My toddler is most attached to whoever she spends more time with that day. So during the week she wants very little to do with dad after work. She will still play with him and stuff but if I leave the room, she follows me. But during the weekend when he is around more and more the primary parent, she is obsessed with him and I am nothing lol
He definitely didn’t feel abandoned lovely. When I’ve gone out my LO always runs back to the person who has been watching him, I’m not the first person he goes too, sometimes it’s cause they feel like they’ve messed out and because they’ve had a lot of fun!
You need to learn to be ok to not be with your baby 24/7 because it’s actually unhealthy, for both of you. Baby needs to learn that it is safe to be without mama and mama needs to know that baby will be fine if you’re not with her.
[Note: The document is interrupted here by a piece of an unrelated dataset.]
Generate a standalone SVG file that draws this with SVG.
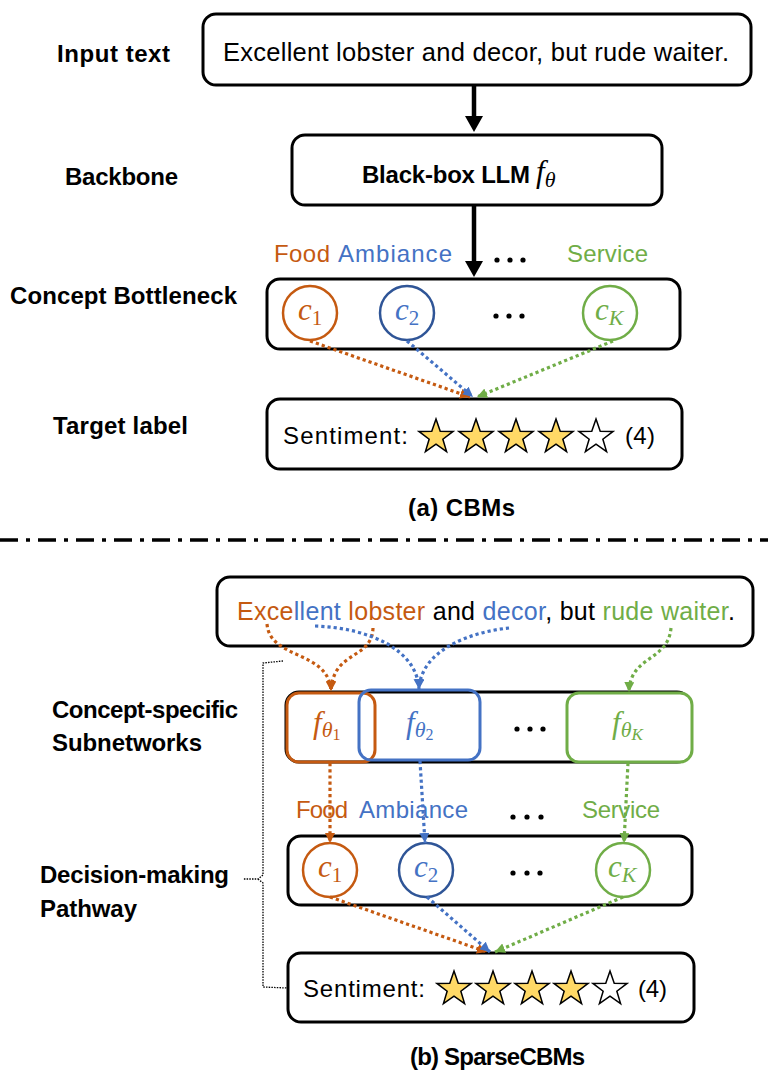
<svg xmlns="http://www.w3.org/2000/svg" xmlns:xlink="http://www.w3.org/1999/xlink" width="768" height="1080" viewBox="0 0 768 1080">
<style>
.box{fill:#fff;stroke:#000;stroke-width:3}
.lbl{font-family:"Liberation Sans",Arial,sans-serif;font-weight:bold;font-size:24px;fill:#000}
.txt{font-family:"Liberation Sans",Arial,sans-serif;font-size:24px;fill:#000}
.m{font-family:"Liberation Serif","Times New Roman",serif;font-style:italic;font-size:31px}
.sub{font-family:"Liberation Serif","Times New Roman",serif;font-style:normal;font-size:21px}
.subi{font-family:"Liberation Serif","Times New Roman",serif;font-style:italic;font-size:22px}
.or{fill:#C55A11}.bl{fill:#4472C4}.gr{fill:#70AD47}.bk{fill:#000}
.dot{stroke-width:3.2;stroke-dasharray:3.2 3;fill:none}
.so{stroke:#C55A11}.sb{stroke:#4472C4}.sg{stroke:#70AD47}
.star{stroke:#000;stroke-width:1.5;fill:#FFD966;stroke-linejoin:miter}
.star.e{fill:#fff}
.dd{fill:#000}
</style>
<defs>
<path id="star" d="M0,-18 L4.23,-5.82 L17.12,-5.56 L6.85,2.22 L10.58,14.56 L0,7.2 L-10.58,14.56 L-6.85,2.22 L-17.12,-5.56 L-4.23,-5.82 Z"/>
<marker id="ao" markerUnits="userSpaceOnUse" markerWidth="11" markerHeight="10" refX="10" refY="5" orient="auto"><path d="M0,0 L10,5 L0,10 Z" fill="#C55A11"/></marker>
<marker id="ab" markerUnits="userSpaceOnUse" markerWidth="11" markerHeight="10" refX="10" refY="5" orient="auto"><path d="M0,0 L10,5 L0,10 Z" fill="#4472C4"/></marker>
<marker id="ag" markerUnits="userSpaceOnUse" markerWidth="11" markerHeight="10" refX="10" refY="5" orient="auto"><path d="M0,0 L10,5 L0,10 Z" fill="#70AD47"/></marker>
</defs>

<!-- side labels -->
<g id="labels">
<text class="lbl" x="57" y="62" textLength="113">Input text</text>
<text class="lbl" x="65" y="185" textLength="113">Backbone</text>
<text class="lbl" x="10" y="304" textLength="227">Concept Bottleneck</text>
<text class="lbl" x="53" y="434" textLength="135">Target label</text>
<text class="lbl" x="408" y="516" textLength="107">(a) CBMs</text>
<text class="lbl" x="52" y="718" textLength="186">Concept-specific</text>
<text class="lbl" x="52" y="751" textLength="150">Subnetworks</text>
<text class="lbl" x="40" y="883" textLength="189">Decision-making</text>
<text class="lbl" x="40" y="917" textLength="97">Pathway</text>
<text class="lbl" x="410" y="1065" textLength="175">(b) SparseCBMs</text>
</g>

<!-- (a) CBMs -->
<g id="input-a">
<rect class="box" x="203" y="14" width="548" height="71" rx="13"/>
<text class="txt" x="223" y="61" textLength="506" style="font-size:25.5px">Excellent lobster and decor, but rude waiter.</text>
</g>
<g id="backbone">
<rect class="box" x="292" y="135" width="370" height="70" rx="13"/>
<text class="lbl" x="362" y="183" textLength="168">Black-box LLM</text>
<text class="m" x="536" y="182">f<tspan class="subi" dy="5">θ</tspan></text>
</g>
<g id="concept-labels-a">
<text class="txt or" x="274" y="262" textLength="56">Food</text>
<text class="txt bl" x="338" y="262" textLength="114">Ambiance</text>
<circle class="dd" cx="497" cy="260" r="2.6"/><circle class="dd" cx="510" cy="260" r="2.6"/><circle class="dd" cx="523" cy="260" r="2.6"/>
<text class="txt gr" x="567" y="262" textLength="81">Service</text>
</g>
<g id="bottleneck-a">
<rect class="box" x="267" y="279" width="413" height="70" rx="13"/>
<circle cx="310" cy="313" r="27" fill="#fff" stroke="#C55A11" stroke-width="2.5"/>
<text class="m or" x="298" y="320">c<tspan class="sub" dy="5">1</tspan></text>
<circle cx="407" cy="313" r="27" fill="#fff" stroke="#2F5597" stroke-width="2.5"/>
<text class="m bl" x="395" y="320">c<tspan class="sub" dy="5">2</tspan></text>
<circle class="dd" cx="496" cy="316" r="2.6"/><circle class="dd" cx="509" cy="316" r="2.6"/><circle class="dd" cx="522" cy="316" r="2.6"/>
<circle cx="610" cy="313" r="27" fill="#fff" stroke="#70AD47" stroke-width="2.5"/>
<text class="m gr" x="595" y="320">c<tspan class="subi" dy="5">K</tspan></text>
</g>
<g id="target-a">
<rect class="box" x="267" y="399" width="415" height="70" rx="13"/>
<text class="txt" x="283" y="444" textLength="125">Sentiment:</text>
<use href="#star" class="star" x="436" y="437"/>
<use href="#star" class="star" x="476" y="437"/>
<use href="#star" class="star" x="516" y="437"/>
<use href="#star" class="star" x="556" y="437"/>
<use href="#star" class="star e" x="596" y="437"/>
<text class="txt" x="625" y="444" textLength="30">(4)</text>
</g>

<!-- separator -->
<line x1="0" y1="540" x2="768" y2="540" stroke="#000" stroke-width="3.5" stroke-dasharray="18 8 4 8"/>

<!-- (b) SparseCBMs -->
<g id="input-b">
<rect class="box" x="217" y="577" width="536" height="69" rx="13"/>
<text class="txt" x="237" y="620" textLength="498" style="font-size:25px"><tspan class="or">Exce</tspan><tspan class="bl">llent</tspan><tspan class="or"> lobster</tspan> and <tspan class="bl">decor</tspan>, but <tspan class="gr">rude waiter</tspan>.</text>
</g>
<g id="subnetworks">
<rect class="box" x="286" y="692" width="404" height="70" rx="13"/>
<rect x="287" y="693" width="88" height="69" rx="12" fill="none" stroke="#C55A11" stroke-width="3"/>
<rect x="359" y="690" width="121" height="70" rx="12" fill="none" stroke="#4472C4" stroke-width="3"/>
<rect x="567" y="693" width="125" height="69" rx="12" fill="#fff" stroke="#70AD47" stroke-width="3"/>
<text class="m or" x="313" y="733">f<tspan class="subi" dy="4">θ</tspan><tspan class="sub" style="font-size:16px" dy="3">1</tspan></text>
<text class="m bl" x="406" y="733">f<tspan class="subi" dy="4">θ</tspan><tspan class="sub" style="font-size:16px" dy="3">2</tspan></text>
<circle class="dd" cx="517" cy="729" r="2.6"/><circle class="dd" cx="530" cy="729" r="2.6"/><circle class="dd" cx="543" cy="729" r="2.6"/>
<text class="m gr" x="612" y="733">f<tspan class="subi" dy="4">θ</tspan><tspan class="subi" style="font-size:17px" dy="3">K</tspan></text>
</g>
<g id="concept-labels-b">
<text class="txt or" x="296" y="818" textLength="52">Food</text>
<text class="txt bl" x="359" y="818" textLength="109">Ambiance</text>
<circle class="dd" cx="513" cy="817" r="2.6"/><circle class="dd" cx="527" cy="817" r="2.6"/><circle class="dd" cx="541" cy="817" r="2.6"/>
<text class="txt gr" x="582" y="818" textLength="78">Service</text>
</g>
<g id="bottleneck-b">
<rect class="box" x="288" y="836" width="404" height="69" rx="13"/>
<circle cx="330" cy="870" r="27" fill="#fff" stroke="#C55A11" stroke-width="2.5"/>
<text class="m or" x="318" y="877">c<tspan class="sub" dy="5">1</tspan></text>
<circle cx="426" cy="870" r="27" fill="#fff" stroke="#2F5597" stroke-width="2.5"/>
<text class="m bl" x="414" y="877">c<tspan class="sub" dy="5">2</tspan></text>
<circle class="dd" cx="513" cy="873" r="2.6"/><circle class="dd" cx="527" cy="873" r="2.6"/><circle class="dd" cx="540" cy="873" r="2.6"/>
<circle cx="623" cy="870" r="27" fill="#fff" stroke="#70AD47" stroke-width="2.5"/>
<text class="m gr" x="608" y="877">c<tspan class="subi" dy="5">K</tspan></text>
</g>
<g id="target-b">
<rect class="box" x="288" y="953" width="406" height="69" rx="13"/>
<text class="txt" x="303" y="997" textLength="122">Sentiment:</text>
<use href="#star" class="star" x="454" y="989"/>
<use href="#star" class="star" x="493" y="989"/>
<use href="#star" class="star" x="532" y="989"/>
<use href="#star" class="star" x="571" y="989"/>
<use href="#star" class="star e" x="610" y="989"/>
<text class="txt" x="638" y="997" textLength="29">(4)</text>
</g>

<!-- connectors -->
<g id="connectors">
<line x1="474" y1="85" x2="474" y2="118" stroke="#000" stroke-width="4.5"/>
<polygon points="465,116 483,116 474,132" fill="#000"/>
<line x1="474" y1="205" x2="474" y2="263" stroke="#000" stroke-width="4.5"/>
<polygon points="465,261 483,261 474,277" fill="#000"/>

<path class="dot so" d="M310,341 L470,397" marker-end="url(#ao)"/>
<path class="dot sb" d="M407,341 L473,397" marker-end="url(#ab)"/>
<path class="dot sg" d="M613,341 L477,397" marker-end="url(#ag)"/>

<path class="dot so" d="M267,624 C270,660 329,650 331,691" marker-end="url(#ao)"/>
<path class="dot so" d="M373,628 C372,660 333,650 331,691" marker-end="url(#ao)"/>
<path class="dot sb" d="M315,626 C370,628 417,650 419,689" marker-end="url(#ab)"/>
<path class="dot sb" d="M509,628 C470,632 421,650 419,689" marker-end="url(#ab)"/>
<path class="dot sg" d="M671,628 C668,662 630,655 629,692" marker-end="url(#ag)"/>

<path class="dot so" d="M330,763 L330,843" marker-end="url(#ao)"/>
<path class="dot sb" d="M420,761 L425,843" marker-end="url(#ab)"/>
<path class="dot sg" d="M628,763 L624,843" marker-end="url(#ag)"/>

<path class="dot so" d="M330,897 L487,952" marker-end="url(#ao)"/>
<path class="dot sb" d="M427,897 L490,952" marker-end="url(#ab)"/>
<path class="dot sg" d="M623,897 L495,952" marker-end="url(#ag)"/>

<path d="M283,661 L263,663 V875 L258,879 H243 M258,879 L263,883 V987 L287,988" fill="none" stroke="#000" stroke-width="1.3" stroke-dasharray="1.5 1.2"/>
</g>
</svg>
That’s his dad so he should feel safe with him and that’s normal so you should be happy. Go and live your life once in a while, baby will also grow up and learn to live his own life too. Being a mum is about understanding that our child’s life is not ours. He should be able to love others just as much as he loves you, and others should also be able to love him just as much as you do.
My toddler goes through different phases, she also wants to be with whoever she has spent that time with so when I come in it’s nana when dad comes in it’s mama if that makes sense
I think that they just don’t get excited to see us because we’re there ALL the time. They probably thought you were just in a different room. I totally agree with the secure attachment and maybe the scared part because your eyelashes were different.
He’s getting to the age when they start to do this, it’s not uncommon. Also if he feels safe and loved with his dad, as he gets older he won’t always feel the need to run up to you after you’ve been out for a little while.